In many cases the population of ions transmitted to an ion mobility spectrometer or separator contains ion species which are either not of interest to a particular analysis or are in such high abundance that they can cause either saturation of a downstream ion detector or distort the drift time or peak shape recorded in ion mobility separations due to space charge interaction.
The presence of such ion species within an analytical ion mobility spectrometer or separator (“IMS”) device can lead to non-optimum performance of the ion mobility spectrometer or separator.
Distortions due to space charge interaction can occur for high charge densities within specific ion mobility ranges since ions within these regions may experience high charge density for most or all of their transit time through the ion mobility spectrometer or separator.
U.S. Pat. No. 7,105,808 (Bromberg) discloses an arrangement comprising an atmospheric pressure drift tube with an ion shutter grid and an upstream pre-concentrator. The pre-concentrator consists of a series of at least two grids. Ions of high mobility are selectively removed as they travel further into the pre-concentrator region and are neutralised on the surface of a grid. Ions pass through several grids resulting in more transmission losses.
Ions are gated into the pre-concentrator region for a very short period of time (e.g. about 100-200 ms) and are then oscillated back and forth between two grids to allow depletion of the high mobility species. The remaining ions are then gated into the ion mobility drift tube and separated. Most of the ions created in the ion source are lost as no ions are accumulated prior to the pre-concentrator.
The small portion of the ion population gated into the pre-concentrator region may not be allowed to reside for an indefinite period as radial diffusion of the ion cloud will either exceed the radius of the drift tube during pre-concentration or subsequently during ion mobility separation and hence ions will be lost to the walls of the drift tube.
It should be noted that pre-concentration in this case refers to the enriching of the ion population with respect to low mobility ions.
According to the arrangement disclosed in U.S. Pat. No. 7,105,808 (Bromberg) all ions above a certain mobility are lost to the system before the remaining ions are transferred to the ion mobility drift tube. It is not therefore possible to control the amount of high mobility ions that are transferred.

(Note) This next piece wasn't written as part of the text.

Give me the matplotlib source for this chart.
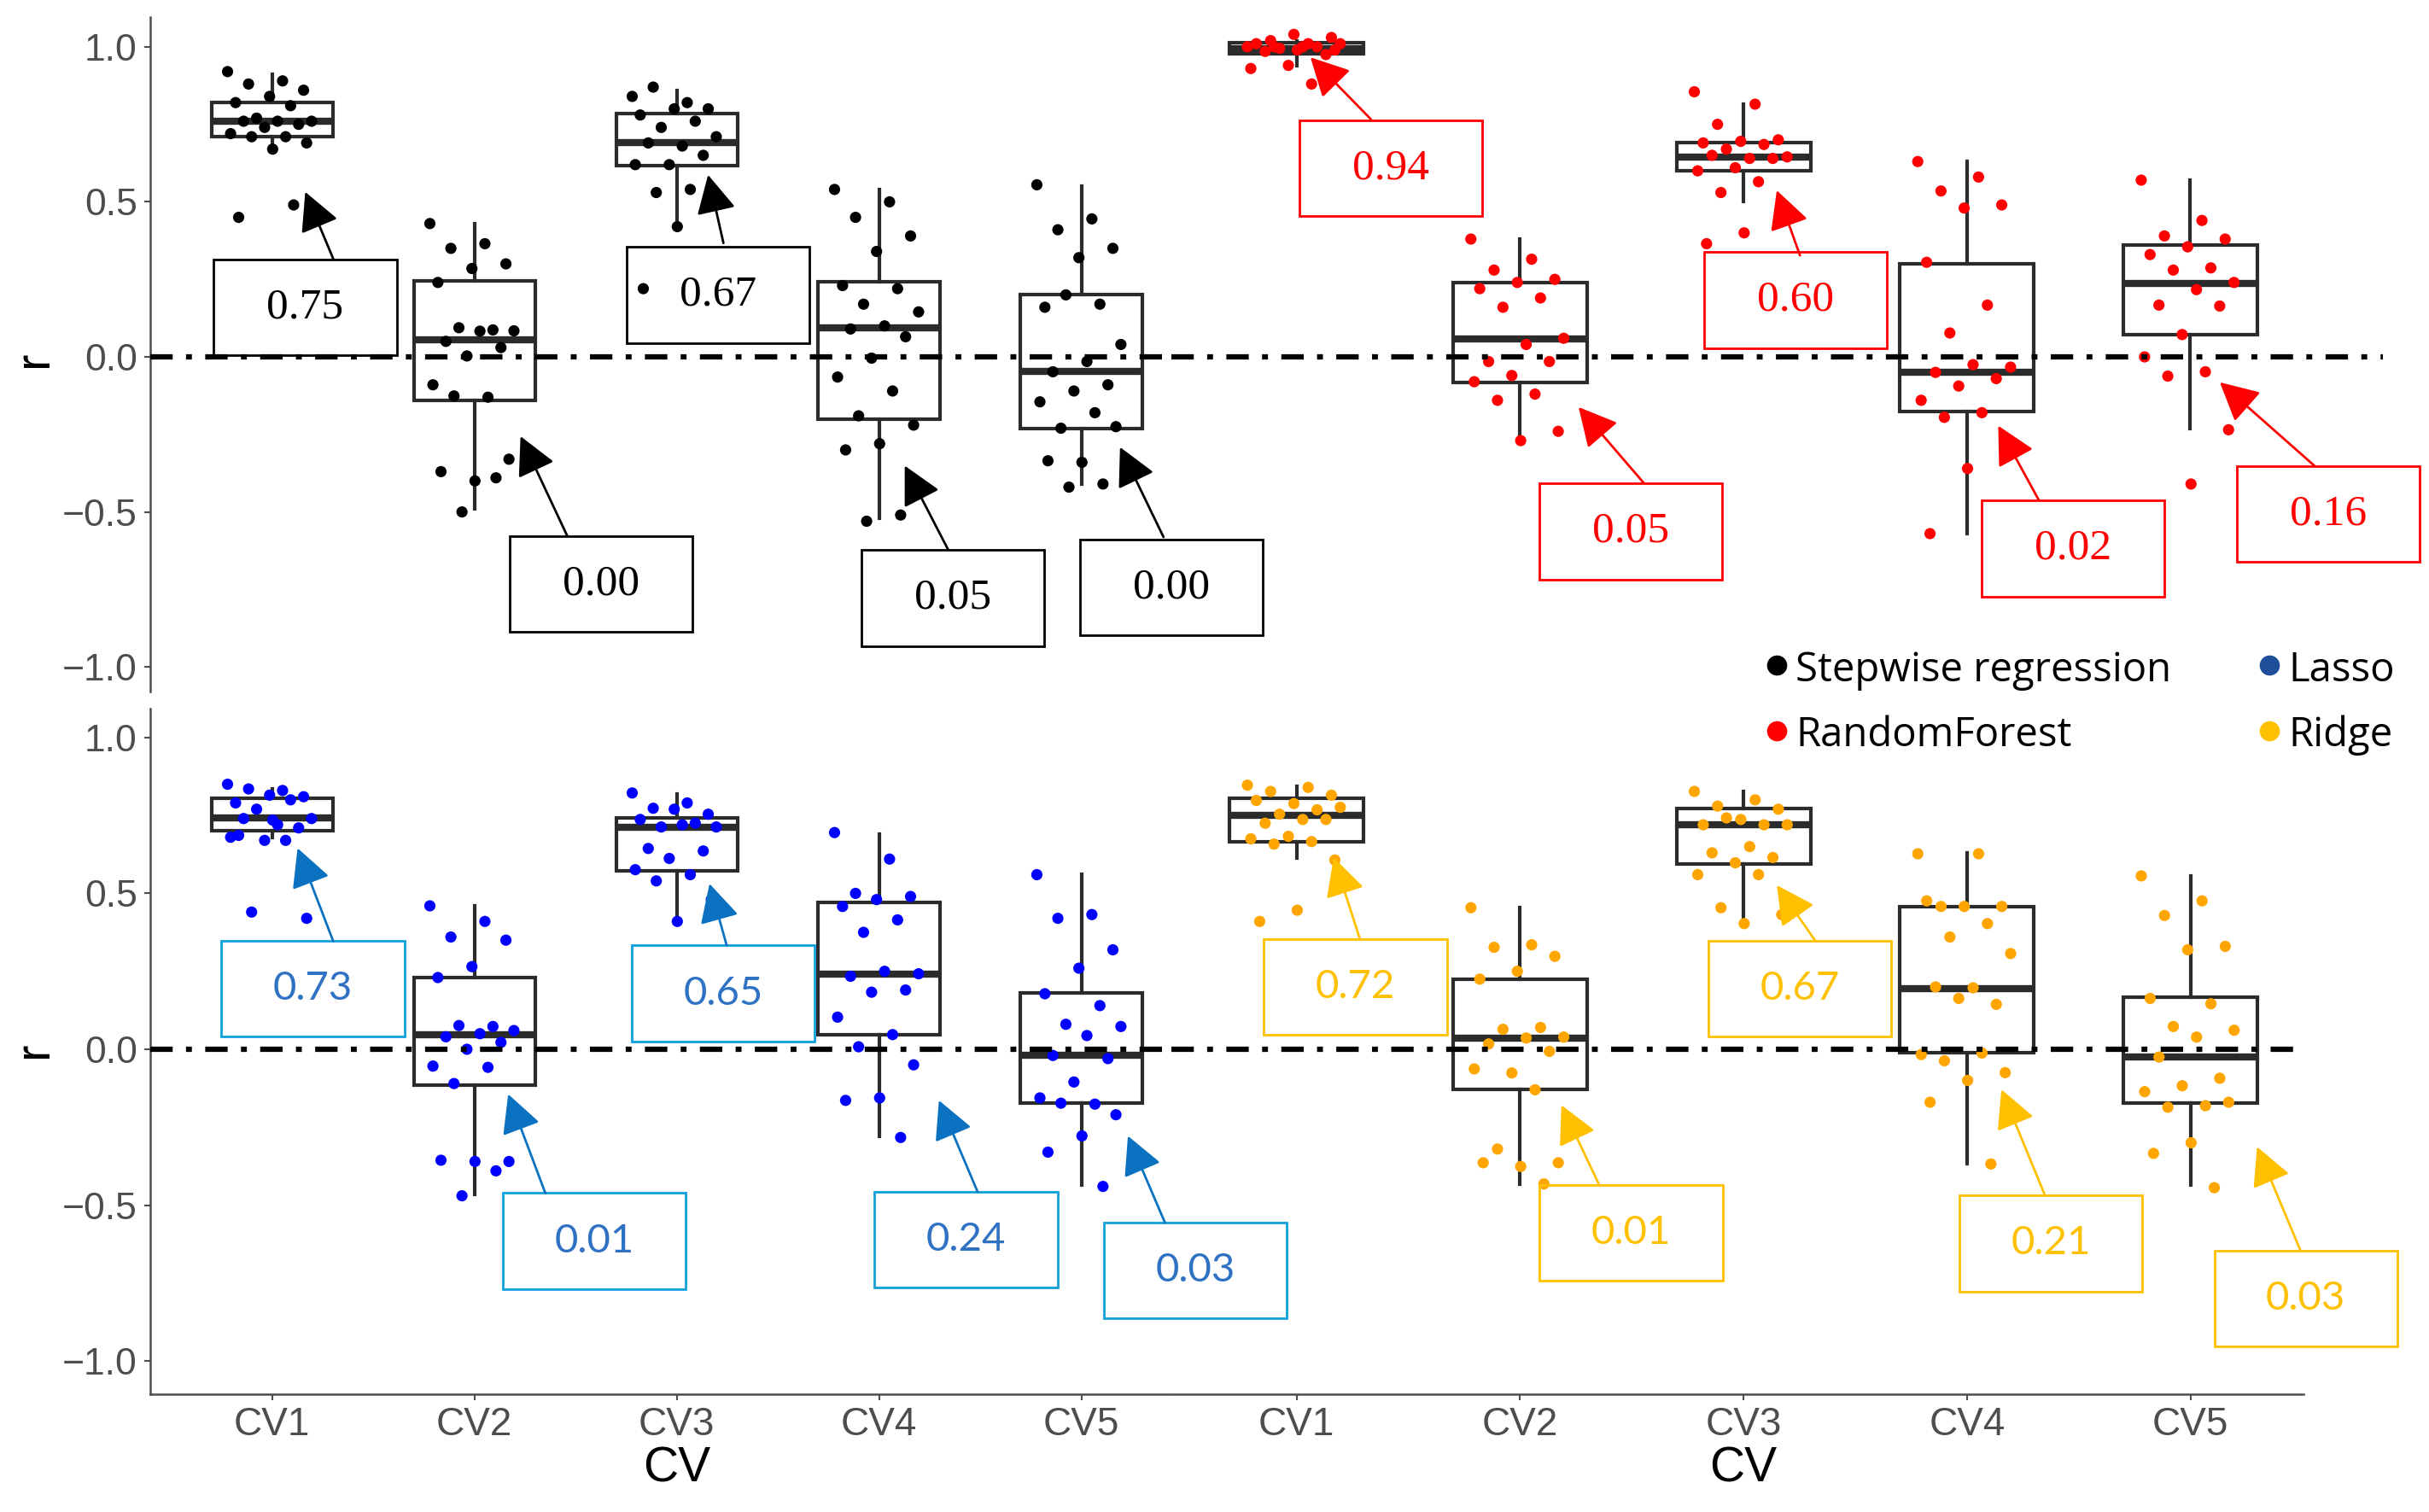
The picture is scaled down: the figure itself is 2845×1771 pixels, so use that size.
import numpy as np
import matplotlib
matplotlib.use("Agg")
import matplotlib.pyplot as plt
import matplotlib.transforms as mtransforms
from matplotlib.patches import Rectangle, FancyArrowPatch
from matplotlib.lines import Line2D

plt.rcParams['font.family'] = ['Liberation Sans', 'DejaVu Sans']

# ---------------- data ----------------
cv_labels = ['CV1', 'CV2', 'CV3', 'CV4', 'CV5']
tick_vals = [-1.0, -0.5, 0.0, 0.5, 1.0]
tick_text = ['\u22121.0', '\u22120.5', '0.0', '0.5', '1.0']

# r of every fold, per CV scheme
stepwise_r = [
    [0.92, 0.89, 0.88, 0.86, 0.84, 0.82, 0.81, 0.77, 0.76, 0.76, 0.76, 0.75, 0.74, 0.72, 0.71, 0.71, 0.69, 0.67, 0.45, 0.49],
    [0.43, 0.365, 0.35, 0.30, 0.285, 0.24, 0.087, 0.094, 0.084, 0.083, 0.05, 0.03, 0.003, -0.09, -0.13, -0.126, -0.33, -0.40, -0.37, -0.39, -0.50],
    [0.84, 0.82, 0.87, 0.80, 0.80, 0.78, 0.76, 0.74, 0.71, 0.68, 0.69, 0.65, 0.62, 0.62, 0.54, 0.53, 0.51, 0.42, 0.22],
    [0.54, 0.50, 0.45, 0.39, 0.34, 0.23, 0.22, 0.17, 0.145, 0.10, 0.09, 0.065, -0.004, -0.065, -0.11, -0.19, -0.22, -0.28, -0.30, -0.51, -0.53],
    [0.555, 0.445, 0.41, 0.35, 0.32, 0.16, 0.17, 0.20, 0.04, -0.015, -0.048, -0.09, -0.11, -0.145, -0.18, -0.23, -0.225, -0.34, -0.335, -0.41, -0.42],
]
forest_r = [
    [1.0, 1.01, 1.02, 1.03, 1.04, 1.01, 1.0, 0.995, 1.01, 1.0, 0.985, 0.975, 0.94, 0.93, 0.88, 1.0, 0.99, 0.99],
    [0.38, 0.315, 0.28, 0.25, 0.24, 0.22, 0.19, 0.16, 0.06, 0.04, -0.015, -0.015, -0.06, -0.08, -0.12, -0.14, -0.24, -0.27],
    [0.855, 0.815, 0.75, 0.70, 0.695, 0.69, 0.685, 0.67, 0.645, 0.64, 0.65, 0.64, 0.61, 0.60, 0.565, 0.53, 0.49, 0.40, 0.365],
    [0.63, 0.58, 0.535, 0.49, 0.48, 0.305, 0.167, 0.077, -0.033, -0.025, -0.05, -0.07, -0.094, -0.14, -0.18, -0.195, -0.31, -0.36, -0.57],
    [0.57, 0.44, 0.39, 0.38, 0.355, 0.33, 0.287, 0.28, 0.24, 0.217, 0.167, 0.164, 0.072, 0.0, -0.048, -0.062, -0.235, -0.41],
]
lasso_r = [
    [0.85, 0.83, 0.835, 0.81, 0.815, 0.79, 0.80, 0.77, 0.74, 0.72, 0.74, 0.71, 0.67, 0.68, 0.67, 0.44, 0.42, 0.735, 0.686],
    [0.46, 0.41, 0.36, 0.35, 0.265, 0.23, 0.073, 0.076, 0.06, 0.05, 0.04, 0.022, 0.0, -0.054, -0.058, -0.11, -0.36, -0.36, -0.356, -0.39, -0.47],
    [0.822, 0.79, 0.773, 0.754, 0.77, 0.737, 0.725, 0.713, 0.713, 0.72, 0.644, 0.636, 0.612, 0.576, 0.56, 0.54, 0.48, 0.41],
    [0.695, 0.61, 0.50, 0.49, 0.48, 0.458, 0.415, 0.375, 0.242, 0.25, 0.234, 0.19, 0.183, 0.103, 0.047, 0.008, -0.05, -0.156, -0.164, -0.283],
    [0.56, 0.432, 0.42, 0.319, 0.26, 0.178, 0.14, 0.08, 0.073, 0.044, -0.02, -0.03, -0.105, -0.156, -0.176, -0.173, -0.21, -0.278, -0.33, -0.44],
]
ridge_r = [
    [0.847, 0.84, 0.827, 0.815, 0.788, 0.798, 0.768, 0.754, 0.776, 0.737, 0.725, 0.737, 0.683, 0.675, 0.666, 0.658, 0.607, 0.446, 0.41],
    [0.454, 0.335, 0.327, 0.298, 0.25, 0.225, 0.07, 0.064, 0.039, 0.036, 0.017, -0.007, -0.076, -0.063, -0.13, -0.32, -0.364, -0.376, -0.364, -0.432],
    [0.827, 0.80, 0.78, 0.77, 0.737, 0.72, 0.72, 0.742, 0.72, 0.65, 0.63, 0.615, 0.598, 0.56, 0.56, 0.454, 0.432, 0.403],
    [0.627, 0.627, 0.458, 0.458, 0.458, 0.476, 0.403, 0.36, 0.307, 0.197, 0.20, 0.144, 0.163, -0.017, -0.012, -0.037, -0.075, -0.10, -0.17, -0.368],
    [0.556, 0.476, 0.429, 0.33, 0.319, 0.163, 0.146, 0.073, 0.061, 0.039, -0.025, -0.093, -0.117, -0.136, -0.181, -0.186, -0.17, -0.30, -0.334, -0.444],
]

# box summaries (lower whisker, Q1, median, Q3, upper whisker)
stepwise_box = dict(lo=[0.67, -0.49, 0.42, -0.52, -0.41], q1=[0.71, -0.14, 0.616, -0.20, -0.23],
                    med=[0.76, 0.055, 0.69, 0.094, -0.048], q3=[0.82, 0.246, 0.784, 0.243, 0.20],
                    hi=[0.91, 0.43, 0.86, 0.54, 0.55])
forest_box = dict(lo=[0.94, -0.27, 0.50, -0.57, -0.23], q1=[0.977, -0.083, 0.60, -0.175, 0.072],
                  med=[0.995, 0.058, 0.645, -0.05, 0.236], q3=[1.013, 0.24, 0.69, 0.30, 0.36],
                  hi=[1.02, 0.38, 0.815, 0.63, 0.57])
lasso_box = dict(lo=[0.68, -0.466, 0.41, -0.28, -0.436], q1=[0.70, -0.114, 0.573, 0.047, -0.173],
                 med=[0.742, 0.047, 0.713, 0.24, -0.02], q3=[0.805, 0.23, 0.742, 0.47, 0.18],
                 hi=[0.835, 0.46, 0.82, 0.69, 0.56])
ridge_box = dict(lo=[0.612, -0.432, 0.41, -0.368, -0.436], q1=[0.666, -0.13, 0.595, -0.012, -0.173],
                 med=[0.75, 0.036, 0.72, 0.195, -0.025], q3=[0.805, 0.225, 0.773, 0.458, 0.166],
                 hi=[0.844, 0.454, 0.827, 0.63, 0.556])

# numbers written in the call-out boxes
stepwise_notes = ['0.75', '0.00', '0.67', '0.05', '0.00']
forest_notes = ['0.94', '0.05', '0.60', '0.02', '0.16']
lasso_notes = ['0.73', '0.01', '0.65', '0.24', '0.03']
ridge_notes = ['0.72', '0.01', '0.67', '0.21', '0.03']

# ---------------- layout (reference grid 1568 x 977) ----------------
GW, GH = 1568.0, 977.0
fig = plt.figure(figsize=(28.45, 17.71), dpi=100)


def add_ax(l, t, r, b):
    return fig.add_axes([l / GW, 1 - b / GH, (r - l) / GW, (b - t) / GH])


# call-out placement: (box centre, arrow start, arrow tip) in data units
stepwise_callout = [((1.164, 0.160), (1.302, 0.317), (1.164, 0.532)),
                    ((2.626, -0.733), (2.458, -0.576), (2.228, -0.256)),
                    ((3.204, 0.200), (3.231, 0.367), (3.155, 0.587)),
                    ((4.364, -0.778), (4.341, -0.621), (4.127, -0.351)),
                    ((5.444, -0.743), (5.406, -0.581), (5.191, -0.291))]
forest_callout = [((1.423, 0.609), (1.333, 0.766), (1.062, 0.966)),
                  ((2.497, -0.563), (2.553, -0.406), (2.262, -0.162)),
                  ((3.232, 0.183), (3.253, 0.327), (3.149, 0.537)),
                  ((4.473, -0.618), (4.321, -0.461), (4.140, -0.222)),
                  ((5.617, -0.506), (5.555, -0.351), (5.132, -0.082))]
lasso_callout = [((1.202, 0.194), (1.302, 0.347), (1.126, 0.645)),
                 ((2.592, -0.615), (2.351, -0.462), (2.167, -0.144)),
                 ((3.231, 0.179), (3.247, 0.333), (3.162, 0.531)),
                 ((4.430, -0.610), (4.487, -0.457), (4.296, -0.164)),
                 ((5.563, -0.710), (5.413, -0.556), (5.230, -0.278))]
ridge_callout = [((1.263, 0.199), (1.284, 0.352), (1.166, 0.615)),
                 ((2.497, -0.588), (2.352, -0.432), (2.185, -0.179)),
                 ((3.253, 0.194), (3.322, 0.347), (3.149, 0.526)),
                 ((4.376, -0.623), (4.348, -0.467), (4.154, -0.129)),
                 ((5.516, -0.799), (5.492, -0.645), (5.298, -0.313))]

GREY = '#4D4D4D'
BOXC = '#2B2B2B'


def jitter(n):
    # fixed golden-ratio spread, same every run
    return ((np.arange(n) * 0.6180339887) % 1.0 - 0.5) * 0.44


def panel(ax, box, pts, color, xlim, ylim):
    stats = []
    for i in range(5):
        stats.append(dict(whislo=box['lo'][i], q1=box['q1'][i], med=box['med'][i],
                          q3=box['q3'][i], whishi=box['hi'][i], fliers=[]))
    ax.bxp(stats, positions=range(1, 6), widths=0.6, showcaps=False, showfliers=False,
           patch_artist=True,
           boxprops=dict(facecolor='white', edgecolor=BOXC, linewidth=3.0),
           whiskerprops=dict(color=BOXC, linewidth=3.0),
           medianprops=dict(color=BOXC, linewidth=6, solid_capstyle='butt'))
    for i, vals in enumerate(pts):
        x = np.full(len(vals), i + 1.0) + jitter(len(vals))
        ax.scatter(x, vals, s=90, color=color, edgecolors='none', zorder=4)
    ax.axhline(0, color='black', linewidth=4.5, linestyle=(0, (4.2, 2.5, 1.1, 2.5)),
               dash_capstyle='butt', zorder=5)
    ax.set_xlim(*xlim)
    ax.set_ylim(*ylim)
    for s in ax.spines.values():
        s.set_visible(False)
    ax.set_xticks([])
    ax.set_yticks([])
    ax.patch.set_alpha(0)


def callouts(ax, notes, places, ppu, edge, tcolor, acolor, family, size):
    bw, bh = 118.0 / ppu[0], 62.0 / ppu[1]
    for note, (c, a, b) in zip(notes, places):
        ax.add_patch(Rectangle((c[0] - bw / 2, c[1] - bh / 2), bw, bh, fill=False,
                               edgecolor=edge, linewidth=2, clip_on=False, zorder=6))
        ax.text(c[0], c[1], note, ha='center', va='center', color=tcolor,
                family=family, fontsize=size, zorder=7, clip_on=False)
        ax.add_patch(FancyArrowPatch(a, b, arrowstyle='-|>,head_length=28,head_width=14.5',
                                     mutation_scale=1, shrinkA=0, shrinkB=0, color=acolor,
                                     linewidth=2, clip_on=False, zorder=7))


def left_axis(ax):
    ax.spines['left'].set_visible(True)
    ax.spines['left'].set_color(GREY)
    ax.spines['left'].set_linewidth(1.8)
    ax.set_yticks(tick_vals)
    ax.set_yticklabels(tick_text)
    ax.tick_params(axis='y', length=5, width=1.5, color=GREY, pad=6,
                   labelsize=32, labelcolor=GREY)


def bottom_axis(ax):
    ax.spines['bottom'].set_visible(True)
    ax.spines['bottom'].set_color(GREY)
    ax.spines['bottom'].set_linewidth(1.8)
    ax.set_xticks(range(1, 6))
    ax.set_xticklabels(cv_labels)
    ax.tick_params(axis='x', length=5, width=1.5, color=GREY, pad=5,
                   labelsize=33, labelcolor=GREY)


# left panels: CV1 at x=175.6, 130.6 px per CV step; right panels: CV1 at 837, 144.25 px
xl_left = (0.398, 5.436)
xl_right_top = (0.4385, 5.86)
xl_right_bot = (0.4385, 5.506)
yl_top = (-1.080, 1.096)
yl_bot = (-1.107, 1.092)

ax_sw = add_ax(97, 11, 755, 447)
ax_rf = add_ax(756, 11, 1538, 447)
ax_la = add_ax(97, 458, 755, 901)
ax_ri = add_ax(756, 458, 1487, 901)

panel(ax_sw, stepwise_box, stepwise_r, 'black', xl_left, yl_top)
panel(ax_rf, forest_box, forest_r, '#FF0000', xl_right_top, yl_top)
panel(ax_la, lasso_box, lasso_r, '#0000FF', xl_left, yl_bot)
panel(ax_ri, ridge_box, ridge_r, '#FFA500', xl_right_bot, yl_bot)

left_axis(ax_sw)
left_axis(ax_la)
bottom_axis(ax_la)
bottom_axis(ax_ri)

serif = ['Liberation Serif', 'DejaVu Serif']
sans = ['Lato', 'DejaVu Sans']
legend_font = ['Open Sans', 'DejaVu Sans']
callouts(ax_sw, stepwise_notes, stepwise_callout, (130.6, 200.4), 'black', 'black', 'black', serif, 37)
callouts(ax_rf, forest_notes, forest_callout, (144.25, 200.4), '#FF0000', '#FF0000', '#FF0000', serif, 37)
callouts(ax_la, lasso_notes, lasso_callout, (130.6, 201.5), '#12A0DC', '#2F72C4', '#0A72C0', sans, 34)
callouts(ax_ri, ridge_notes, ridge_callout, (144.25, 201.5), '#FFC000', '#FFC000', '#FFC000', sans, 34)

# axis titles
for ax in (ax_la, ax_ri):
    tr = mtransforms.blended_transform_factory(ax.transData, fig.transFigure)
    ax.text(3, 1 - 949 / GH, 'CV', transform=tr, ha='center', va='center',
            fontsize=41, color='black')
for yy in (232, 678):
    fig.text(22 / GW, 1 - yy / GH, 'r', rotation=90, ha='center', va='center',
             fontsize=42, color='black')

# legend
legend_items = [('Stepwise regression', 'black', 1147, 430),
                ('Lasso', '#1F4E9A', 1465, 430),
                ('RandomForest', '#FF0000', 1147, 472),
                ('Ridge', '#FFC000', 1465, 472)]
for name, col, lx, ly in legend_items:
    fig.add_artist(Line2D([lx / GW], [1 - ly / GH], marker='o', markersize=16,
                          color=col, linestyle='none', transform=fig.transFigure))
    fig.text((lx + 12) / GW, 1 - ly / GH, name, ha='left', va='center_baseline',
             family=legend_font, fontsize=34, color='black')

fig.savefig('out.png', dpi=100, facecolor='white')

Furthermore, the system disclosed in U.S. Pat. No. 7,105,808 (Bromberg) suffers from a low duty cycle since the arrangement of the grids and pre-concentrator causes numerous transmission losses.
Attenuation devices are known. Reference is made, for example, to the arrangements disclosed in U.S. Pat. No. 7,683,314 (Micromass).
US 2002/0014586 (Clemmer) discloses an instrument for separating ions in time as functions of preselected ion mobility and ion mass.
U.S. Pat. No. 6,498,342 (Clemmer) discloses an ion separation instrument.
GB-2502650 (Micromass) discloses an adaptive and targeted control of ion populations to improve the effective dynamic range of a mass analyser.
US 2011/0183431 (Covey) discloses a mass analysis system with low pressure differential mobility spectrometer.
“Atmospheric pressure ion trapping in a tandem FAIMS-FAIMS coupled to a TOFMS: Studies with electrospray generated gramicidin S ions” (Guevremont et al.), J Am Soc Mass Spectrom. 2001 December; 12(12): 1320-30 discloses a tandem FAIMS-FAIMS system for ion trapping at room temperature and atmospheric pressure.
US 2012/119078 (Micromass) discloses an ion population control device for a mass spectrometer.
It is desired to provide an improved method of mass spectrometry.